› Por Paul Preciado
La palabra “pride”, orgullo, tenía sentido en un contexto en el que la homosexualidad y la transexualidad eran consideradas como enfermedades mentales y estaban en muchos casos criminalizadas. Las minorías sexuales llevamos muchos años luchando por la descriminalización, la despatologización y el reconocimiento de los derechos fundamentales. Desde 1969 hemos entrado en un proceso al mismo tiempo de normalización e integración. En simultáneo, han ido apareciendo otras exclusiones, de clase, de raza, de discapacidad que están presentes incluso en contextos en los que la homosexualidad se ha ido progresivamente normalizando y en parte ha habido en los últimos años una reafirmación de las convenciones heteronormativas.
Para mí una palabra que funcionaría hoy mucho mejor que “Orgullo” podría ser “Revolución”. Necesitamos un cambio de paradigma epistémico, el cuestionamiento del marco médico y jurídico en el que se asigna la diferencia sexual. Necesitamos una revolución de nuestros modos de amar, de entender la producción de placer, la filiación. Las minorías sexuales nos sentimos parte de un movimiento más amplio de transformación social, reclamamos un proceso de democratización política total, incluida la democracia sexual, pero sin olvidar la justicia racial, de clase o ecológica.

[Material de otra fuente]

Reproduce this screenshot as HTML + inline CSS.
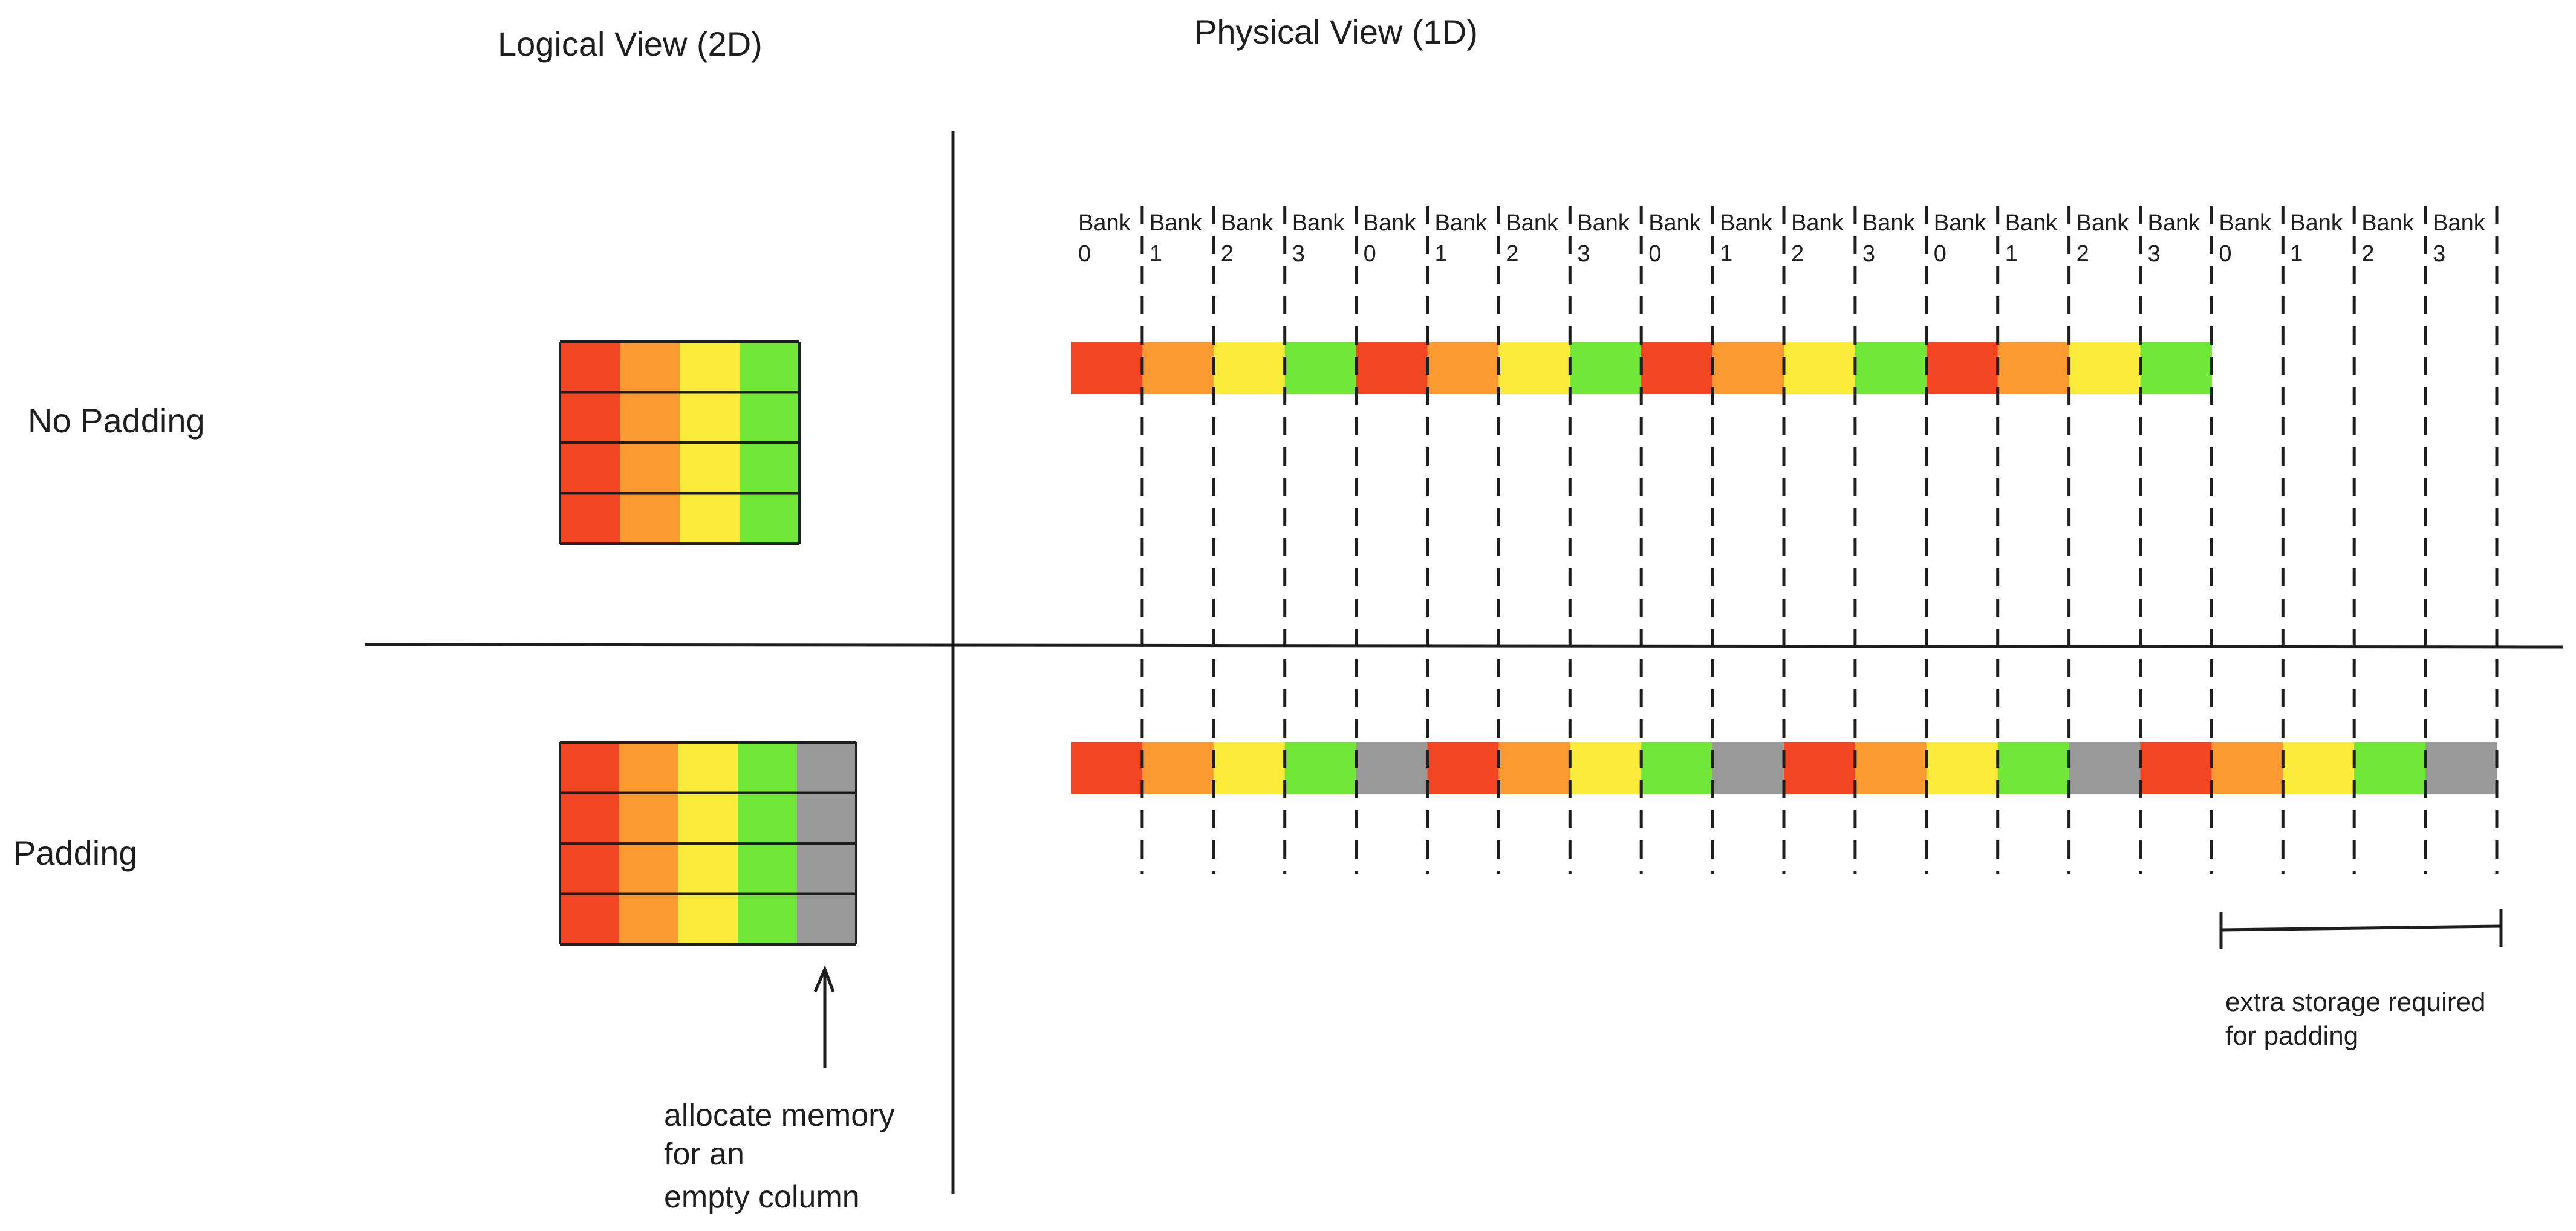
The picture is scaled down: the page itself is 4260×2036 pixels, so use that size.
<!DOCTYPE html>
<html><head><meta charset="utf-8"><style>
html,body{margin:0;padding:0;background:#fff;width:4260px;height:2036px;overflow:hidden}
svg text{font-family:"Liberation Sans",sans-serif;fill:#1e1e1e}
</style></head><body>
<svg id="s" width="4260" height="2036" viewBox="0 0 4260 2036" xmlns="http://www.w3.org/2000/svg">
<text x="823" y="92" font-size="56">Logical View (2D)</text>
<text x="1975" y="72" font-size="56">Physical View (1D)</text>
<line x1="1576" y1="217" x2="1576" y2="1975" stroke="#1e1e1e" stroke-width="5"/>
<line x1="603" y1="1066" x2="4239" y2="1070" stroke="#1e1e1e" stroke-width="5"/>
<text x="46" y="715" font-size="56">No Padding</text>
<text x="22" y="1430" font-size="56">Padding</text>
<g id="cells"></g>
<g id="dashes"></g>
<line x1="1364" y1="1766" x2="1364" y2="1608" stroke="#1e1e1e" stroke-width="5"/>
<polyline points="1348,1640 1364,1603 1378,1640" fill="none" stroke="#1e1e1e" stroke-width="5"/>
<text x="1098" y="1862" font-size="52">allocate memory</text>
<text x="1098" y="1926" font-size="52">for an</text>
<text x="1098" y="1997" font-size="52">empty column</text>
<line x1="3673" y1="1538" x2="4136" y2="1532" stroke="#1e1e1e" stroke-width="5"/>
<line x1="3673" y1="1508" x2="3673" y2="1570" stroke="#1e1e1e" stroke-width="5"/>
<line x1="4136" y1="1504" x2="4136" y2="1566" stroke="#1e1e1e" stroke-width="5"/>
<text x="3680" y="1672" font-size="44">extra storage required</text>
<text x="3680" y="1728" font-size="44">for padding</text>
</svg>
<script>
const noPadRow = ["red","orange","yellow","green"];
const padRow = ["red","orange","yellow","green","gray"];
const gridRows = 4;
const bankLabels = ["0","1","2","3","0","1","2","3","0","1","2","3","0","1","2","3","0","1","2","3"];
const COL = {red:"#f24522",orange:"#fa9a30",yellow:"#fbec3c",green:"#71e837",gray:"#999999"};
const NS = "http://www.w3.org/2000/svg";
const cells = document.getElementById('cells');
const dashes = document.getElementById('dashes');
function mk(tag, attrs, parent){const e=document.createElementNS(NS,tag);for(const k in attrs)e.setAttribute(k,attrs[k]);parent.appendChild(e);return e;}

function grid(x0,y0,cw,rh,row,name){
  for(let r=0;r<gridRows;r++)for(let c=0;c<row.length;c++){
    const e=mk('rect',{x:x0+c*cw,y:y0+r*rh,width:cw,height:rh,fill:COL[row[c]]},cells);
    
    
  }
  for(let r=0;r<=gridRows;r++){
    const e=mk('line',{x1:x0,x2:x0+cw*row.length,y1:y0+r*rh,y2:y0+r*rh,stroke:"#1e1e1e","stroke-width":4},cells);
    
    
  }
  [x0,x0+cw*row.length].forEach(x=>{
    const e=mk('line',{x1:x,x2:x,y1:y0,y2:y0+rh*gridRows,stroke:"#1e1e1e","stroke-width":4},cells);
    
    
  });
}
grid(926,565,99,83.5,noPadRow,'no-padding-grid');
grid(926,1228,98,83.5,padRow,'padding-grid');

const SX=1771, SW=117.9;
function strip(y0,h,n,row,name){
  for(let i=0;i<n;i++){
    const e=mk('rect',{x:SX+i*SW,y:y0,width:SW+0.5,height:h,fill:COL[row[i%row.length]]},cells);
    
    
  }
}
strip(565,87,gridRows*noPadRow.length,noPadRow,'no-padding-strip');
strip(1228,85,gridRows*padRow.length,padRow,'padding-strip');

bankLabels.forEach((lab,i)=>{
  const x=SX+i*SW;
  const t=mk('text',{x:x+12,y:381,'font-size':38},dashes);t.textContent='Bank';
  
  
  const d=mk('text',{x:x+12,y:432,'font-size':38},dashes);d.textContent=lab;
  
  
  const l=mk('line',{x1:x+SW,x2:x+SW,y1:340,y2:1445,stroke:"#1e1e1e","stroke-width":5,"stroke-dasharray":"30 20"},dashes);
  
  
});
</script>
</body></html>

Uno de los problemas de las luchas actuales es que han quedado atrapadas en las lógicas de la identidad en la que cada movimiento (gay, lesbiano, trans, intersex, etc.) pelea por su propia representación y visibilidad. El reto es establecer alianzas que presten atención a la transversalidad de la opresión y que sean capaces de inventar procesos abiertos de experimentación social para producir otros modos colectivos de vivir.